Hi,
I’m trying to understand the difference between Primary and Secondary controllers and Bridging. Firstly I assume there is a difference. Secondly, i’ve got my main house, where the VeraPlus is, and then a cabin at the bottom of the garden which some devices seem to just about work and others seem to be just out of range.
What is the appropriate solution to supporting this second building.
Thanks
Nathan
Master and secondary controllers are part of the same Z-Wave network. They both participate in the same mesh and can communicate without a gateway with any of the devices in the mesh.
Bridging allows two Veras with two discrete Z-Wave networks to share information about devices and activities over the TCP/IP network. When it works, it allows you to view, manage, and control two disparate Z-Wave networks as a single virtual entity. Z-Wave devices in one Z-Wave network cannot communicate with devices in the other. However, the controllers can send commands from one network to the other by using the other Vera(Z-Wave controller) as a gateway. For example, scenes on Vera1 can activate devices on Vera2’s Z-Wave network as Vera1 sends a command over the TCP/IP network to Vera2 who then sends the Z-Wave command to the target device.
It’s a tough call, based on your description. But I suspect that you would have a more reliable setup if you chose to use two discrete Z-Wave networks, due to their geographic separation.

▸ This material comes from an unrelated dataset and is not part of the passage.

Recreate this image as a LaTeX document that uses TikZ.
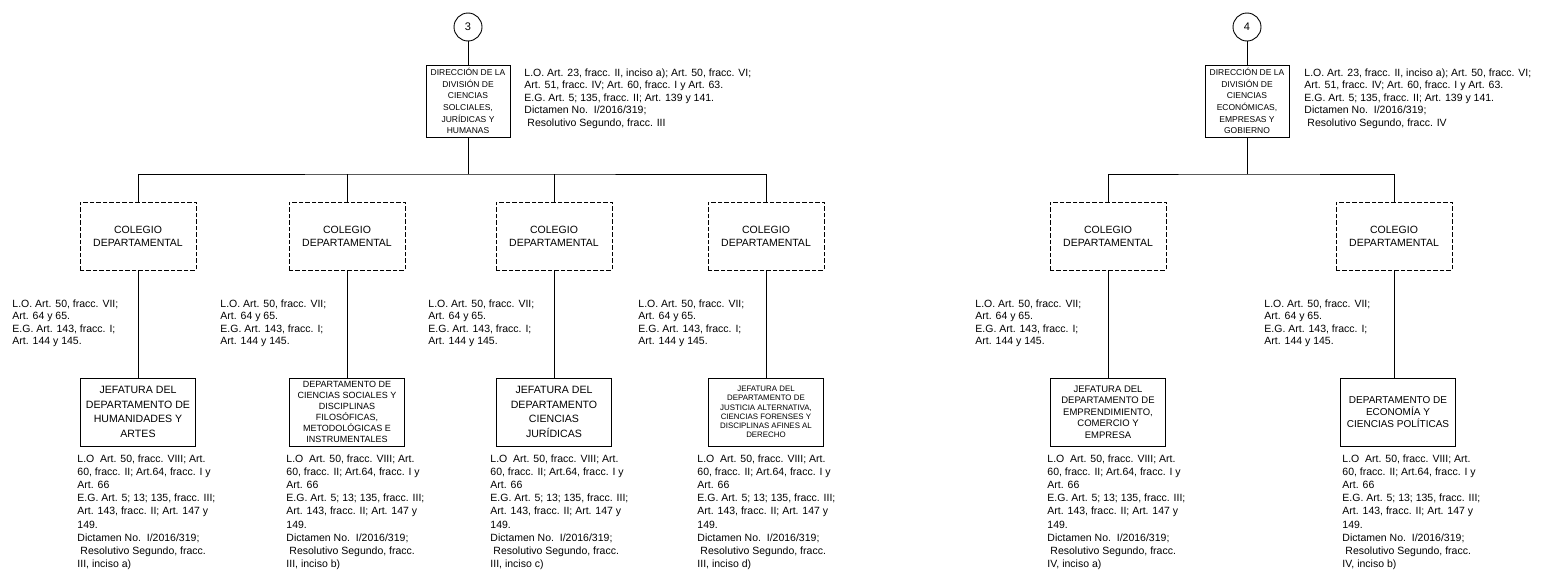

IN such a case bridging is a valid confutation option, but it may not be necessary to bridge, unless you want one Vera to control everything. If you don’t, it may be better to leave the two Veras and their networks as separate entities, since bridging can introduce some flakiness with its added complexity.
Also, if you choose to use AltUI as an interface (and why would you not?) then you can control 2 separate machine with the one Web interface.